* RECORDED INFORMATION:
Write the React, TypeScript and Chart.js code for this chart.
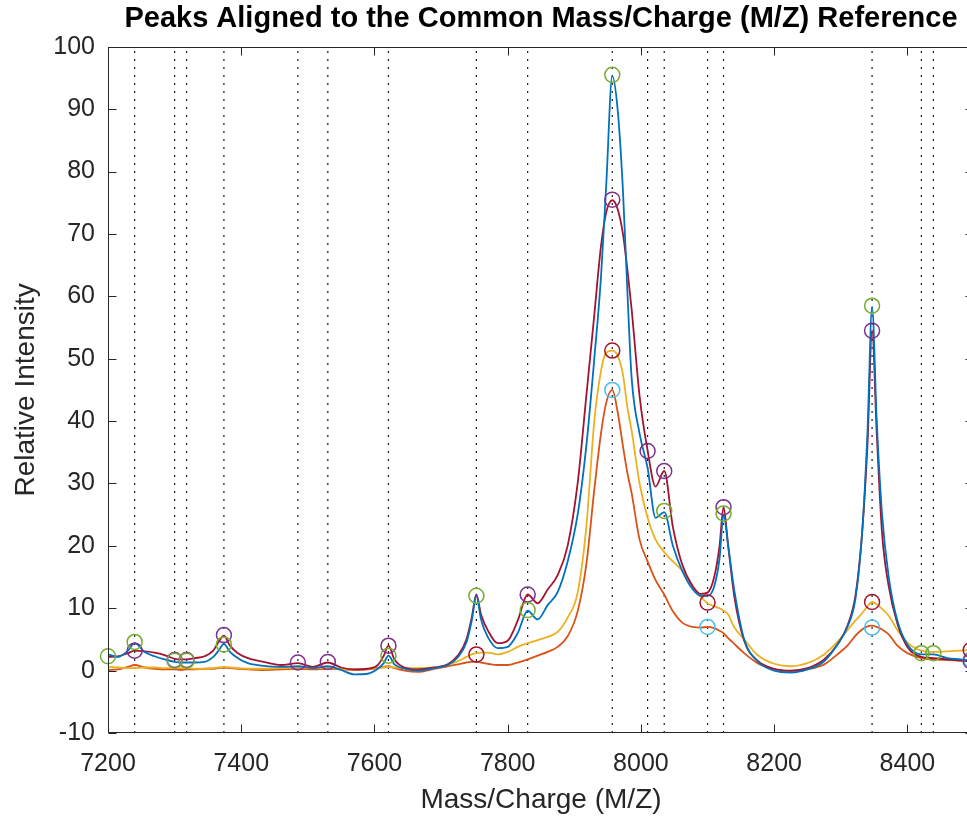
import React, { useEffect, useRef } from "react";
import { Chart, registerables } from "chart.js";

Chart.register(...registerables);

// ---- Data ----
const mz = [
  7200, 7215, 7230, 7240, 7255, 7270, 7285, 7300, 7310, 7318,
  7330, 7345, 7358, 7366, 7374, 7383, 7395, 7410, 7430, 7460,
  7485, 7508, 7530, 7550, 7570, 7590, 7605, 7614, 7621, 7630,
  7645, 7665, 7690, 7710, 7725, 7738, 7746, 7753, 7760, 7770,
  7785, 7800, 7815, 7830, 7845, 7860, 7875, 7890, 7905, 7918,
  7930, 7940, 7948, 7957, 7965, 7973, 7980, 7986, 7998, 8010,
  8022, 8035, 8048, 8062, 8078, 8090, 8100, 8110, 8118, 8124,
  8131, 8140, 8155, 8175, 8200, 8225, 8250, 8275, 8295, 8310,
  8322, 8332, 8340, 8347, 8354, 8362, 8372, 8385, 8400, 8421,
  8439, 8460, 8480, 8495, 8500,
];

const spectrumBlue = [
  2.6, 2.2, 3.2, 4.4, 3.0, 2.3, 1.8, 1.4, 1.3, 1.3,
  1.3, 1.4, 2.2, 3.2, 4.3, 3.0, 2.0, 1.2, 0.8, 0.6,
  0.7, 0.4, 0.7, 0.1, -0.6, -0.5, 0.3, 1.2, 2.4, 1.0,
  0.3, 0.0, 0.4, 0.9, 2.1, 4.5, 8.0, 12.0, 8.2, 5.4,
  3.6, 3.8, 6.0, 9.6, 8.2, 10.5, 12.6, 17.5, 25, 36,
  50, 63, 78, 95.3, 90, 77, 60, 47, 38, 32.5,
  24.5, 25.4, 20, 16, 13, 12, 12, 13.5, 18, 25,
  20, 13, 5, 1.5, 0, -0.3, 0.2, 1.5, 4.2, 7,
  11.5, 22, 38, 58.3, 40, 25, 15, 8, 4.2, 2.6,
  2.6, 2.0, 1.8, 1.6, 1.6,
];

const spectrumCrimson = [
  2.2, 2.3, 2.8, 3.2, 3.1, 2.9, 2.5, 1.9, 1.8, 1.8,
  2.0, 2.3, 3.2, 4.6, 5.6, 4.0, 2.8, 2.0, 1.5, 0.9,
  1.2, 0.6, 1.3, 0.5, 0.2, 0.3, 0.9, 2.4, 4.0, 1.8,
  0.5, 0.2, 0.5, 1.0, 2.4, 5.0, 8.5, 12.2, 9.0, 6.5,
  4.4, 4.8, 8.0, 12.2, 10.8, 13.0, 15.3, 20, 30, 44,
  57, 68, 73.5, 75.4, 74, 70, 64, 58, 44, 35.3,
  29.5, 32, 23, 17, 13.5, 12.3, 12.5, 15, 20, 26.2,
  20, 12, 4.8, 1.6, 0.3, 0.0, 0.4, 1.8, 4.2, 7.2,
  12, 22, 36, 54.5, 38, 22, 13.5, 7.5, 3.8, 2.2,
  2.0, 1.8, 1.6, 1.5, 1.5,
];

const spectrumYellow = [
  0.6, 0.5, 0.4, 0.4, 0.5, 0.5, 0.4, 0.4, 0.4, 0.4,
  0.3, 0.3, 0.4, 0.5, 0.6, 0.5, 0.4, 0.3, 0.3, 0.4,
  0.5, 0.5, 0.4, 0.3, 0.2, 0.3, 0.4, 0.5, 0.6, 0.5,
  0.4, 0.4, 0.5, 0.9, 1.5, 2.2, 2.6, 2.8, 2.9, 2.9,
  2.6, 3.0, 3.8, 4.4, 4.9, 5.4, 6.2, 8.5, 12.5, 23,
  40, 48, 51, 51.3, 50.5, 47.5, 42, 38.5, 30, 24.5,
  21, 19, 17.5, 16, 13.5, 11.8, 10.8, 10.3, 10.0, 9.6,
  9.0, 7.0, 5.0, 2.5, 1.1, 0.7, 1.2, 2.6, 4.6, 6.5,
  8.0, 9.2, 10.3, 11.0, 10.6, 9.9, 8.8, 6.5, 4.5, 3.2,
  3.0, 3.1, 3.2, 3.3, 3.3,
];

const spectrumOrange = [
  0.1, 0.2, 0.6, 0.9, 0.5, 0.3, 0.2, 0.2, 0.1, 0.2,
  0.2, 0.3, 0.3, 0.4, 0.5, 0.4, 0.3, 0.2, 0.1, 0.2,
  0.3, 0.2, 0.3, 0.2, 0.1, 0.2, 0.4, 0.6, 0.7, 0.4,
  0.0, -0.2, 0.3, 0.7, 1.0, 1.3, 1.4, 1.4, 1.3, 1.1,
  0.9, 0.9, 1.3, 1.8, 2.4, 3.0, 3.8, 5.5, 9.5, 17,
  29, 38, 43, 45, 41.5, 36, 31.5, 28.5, 21, 17.5,
  14.5, 12.2, 9.5, 7.7, 7.0, 6.9, 7.0, 6.8, 6.4, 6.0,
  5.2, 4.3, 2.8, 1.2, 0.2, -0.2, 0.2, 1.0, 2.6, 4.0,
  5.6, 6.6, 7.1, 7.2, 7.0, 6.6, 5.8, 4.0, 2.8, 2.0,
  1.8, 1.7, 1.6, 1.5, 1.5,
];

// common reference peak positions (dotted lines)
const referencePeaks = [
  7200, 7240, 7300, 7318, 7374, 7485, 7530, 7621, 7753, 7830,
  7957, 8010, 8035, 8100, 8124, 8347, 8421, 8439, 8495,
];

// detected peaks (markers)
const greenPeakX = [7200, 7240, 7300, 7318, 7374, 7621, 7753, 7830, 7957, 8035, 8124, 8347, 8421, 8439];
const greenPeakY = [2.3, 4.6, 1.6, 1.6, 4.2, 2.4, 12, 9.7, 95.5, 25.6, 25.2, 58.5, 2.8, 2.8];
const purplePeakX = [7240, 7300, 7318, 7374, 7485, 7530, 7621, 7830, 7957, 8010, 8035, 8124, 8347, 8495];
const purplePeakY = [3.2, 1.7, 1.7, 5.7, 1.3, 1.4, 4.0, 12.2, 75.5, 35.2, 32, 26.2, 54.5, 1.5];
const darkRedPeakX = [7753, 7957, 8100, 8347, 8495];
const darkRedPeakY = [2.6, 51.3, 10.9, 11, 3.3];
const lightBluePeakX = [7957, 8100, 8347, 8495];
const lightBluePeakY = [45, 7, 6.9, 1.8];

const xTickStep = 200;
const yTickStep = 10;

const TEXT = "#262626";
const FONT = "'Liberation Sans', Arial, Helvetica, sans-serif";

const toPoints = (xs: number[], ys: number[]) => xs.map((x, i) => ({ x, y: ys[i] }));

const boxPlugin = {
  id: "matlabBox",
  afterDatasetsDraw(chart: any) {
    const { ctx, chartArea: a, scales } = chart;
    const xs = scales.x;
    const ys = scales.y;
    const L = Math.round(a.left) + 0.5;
    const R = Math.round(a.right) - 0.5;
    const T = Math.round(a.top) + 0.5;
    const B = Math.round(a.bottom) - 0.5;
    const tl = 8;
    ctx.save();
    ctx.strokeStyle = TEXT;
    ctx.lineWidth = 1;
    ctx.beginPath();
    ctx.rect(L, T, R - L, B - T);
    xs.ticks.forEach((t: any) => {
      const px = Math.round(xs.getPixelForValue(t.value)) + 0.5;
      ctx.moveTo(px, B);
      ctx.lineTo(px, B - tl);
      ctx.moveTo(px, T);
      ctx.lineTo(px, T + tl);
    });
    ys.ticks.forEach((t: any) => {
      const py = Math.round(ys.getPixelForValue(t.value)) + 0.5;
      ctx.moveTo(L, py);
      ctx.lineTo(L + tl, py);
      ctx.moveTo(R, py);
      ctx.lineTo(R - tl, py);
    });
    ctx.stroke();
    ctx.restore();
  },
};

export default function App() {
  const ref = useRef<HTMLCanvasElement | null>(null);

  useEffect(() => {
    if (!ref.current) return;

    const markerSet = (xs: number[], ys: number[], color: string) => ({
      data: toPoints(xs, ys),
      showLine: false,
      pointRadius: 7.5,
      pointHoverRadius: 7.5,
      pointBorderWidth: 1.5,
      pointBorderColor: color,
      pointBackgroundColor: "rgba(0,0,0,0)",
      borderColor: color,
      clip: false as any,
    });

    const spectrumSet = (ys: number[], color: string) => ({
      data: toPoints(mz, ys),
      borderColor: color,
      borderWidth: 1.8,
      pointRadius: 0,
      cubicInterpolationMode: "monotone" as const,
      fill: false,
    });

    const dottedSets = referencePeaks.map((p) => ({
      data: [
        { x: p, y: -10 },
        { x: p, y: 100 },
      ],
      borderColor: "#1a1a1a",
      borderWidth: 1.2,
      borderDash: [2, 6],
      pointRadius: 0,
      fill: false,
    }));

    const chart = new Chart(ref.current, {
      type: "line",
      data: {
        datasets: [
          markerSet(greenPeakX, greenPeakY, "#77AC30"),
          markerSet(purplePeakX, purplePeakY, "#7E2F8E"),
          markerSet(darkRedPeakX, darkRedPeakY, "#A2142F"),
          markerSet(lightBluePeakX, lightBluePeakY, "#4DBEEE"),
          spectrumSet(spectrumBlue, "#0072BD"),
          spectrumSet(spectrumCrimson, "#A2142F"),
          spectrumSet(spectrumYellow, "#EDB120"),
          spectrumSet(spectrumOrange, "#D95319"),
          ...dottedSets,
        ] as any,
      },
      options: {
        animation: false,
        responsive: false,
        devicePixelRatio: 1,
        events: [],
        layout: { padding: { left: 0, right: 16, top: 0, bottom: 0 } },
        plugins: {
          legend: { display: false },
          tooltip: { enabled: false },
          title: {
            display: true,
            text: "Peaks Aligned to the Common Mass/Charge (M/Z) Reference",
            fullSize: false,
            color: "#000000",
            font: { family: FONT, size: 29, weight: "bold" },
            padding: { top: 2, bottom: 10 },
          },
        },
        scales: {
          x: {
            type: "linear",
            min: 7200,
            max: 8500,
            grid: { display: false, drawTicks: false },
            border: { display: false },
            ticks: {
              stepSize: xTickStep,
              includeBounds: false,
              autoSkip: false,
              maxRotation: 0,
              color: TEXT,
              padding: 16,
              font: { family: FONT, size: 25 },
              callback: (v: any) => String(v),
            },
            title: {
              display: true,
              text: "Mass/Charge (M/Z)",
              color: TEXT,
              font: { family: FONT, size: 28 },
              padding: { top: 0, bottom: 2 },
            },
            afterFit: (s: any) => {
              s.height = 86;
            },
          },
          y: {
            type: "linear",
            min: -10,
            max: 100,
            grid: { display: false, drawTicks: false },
            border: { display: false },
            ticks: {
              stepSize: yTickStep,
              autoSkip: false,
              color: TEXT,
              padding: 13,
              font: { family: FONT, size: 25 },
              callback: (v: any) => String(v),
            },
            title: {
              display: true,
              text: "Relative Intensity",
              color: TEXT,
              font: { family: FONT, size: 28 },
              padding: { top: 9, bottom: 0 },
            },
            afterFit: (s: any) => {
              s.width = 108;
            },
          },
        },
      } as any,
      plugins: [boxPlugin],
    });

    return () => chart.destroy();
  }, []);

  return (
    <div
      style={{
        position: "fixed",
        left: 0,
        top: 0,
        width: "967px",
        height: "819px",
        overflow: "hidden",
        background: "#ffffff",
      }}
    >
      <canvas ref={ref} width={990} height={819} style={{ display: "block" }} />
    </div>
  );
}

* PROBLEM DESCRIPTION: Repeat, exactly and in full, each line from the start of the data to the line that contains "Chart.register(...registerables);". Pictures do not go in.

* SOLUTION FOR THIS PROBLEM:
Write the React, TypeScript and Chart.js code for this chart.
import React, { useEffect, useRef } from "react";
import { Chart, registerables } from "chart.js";

Chart.register(...registerables);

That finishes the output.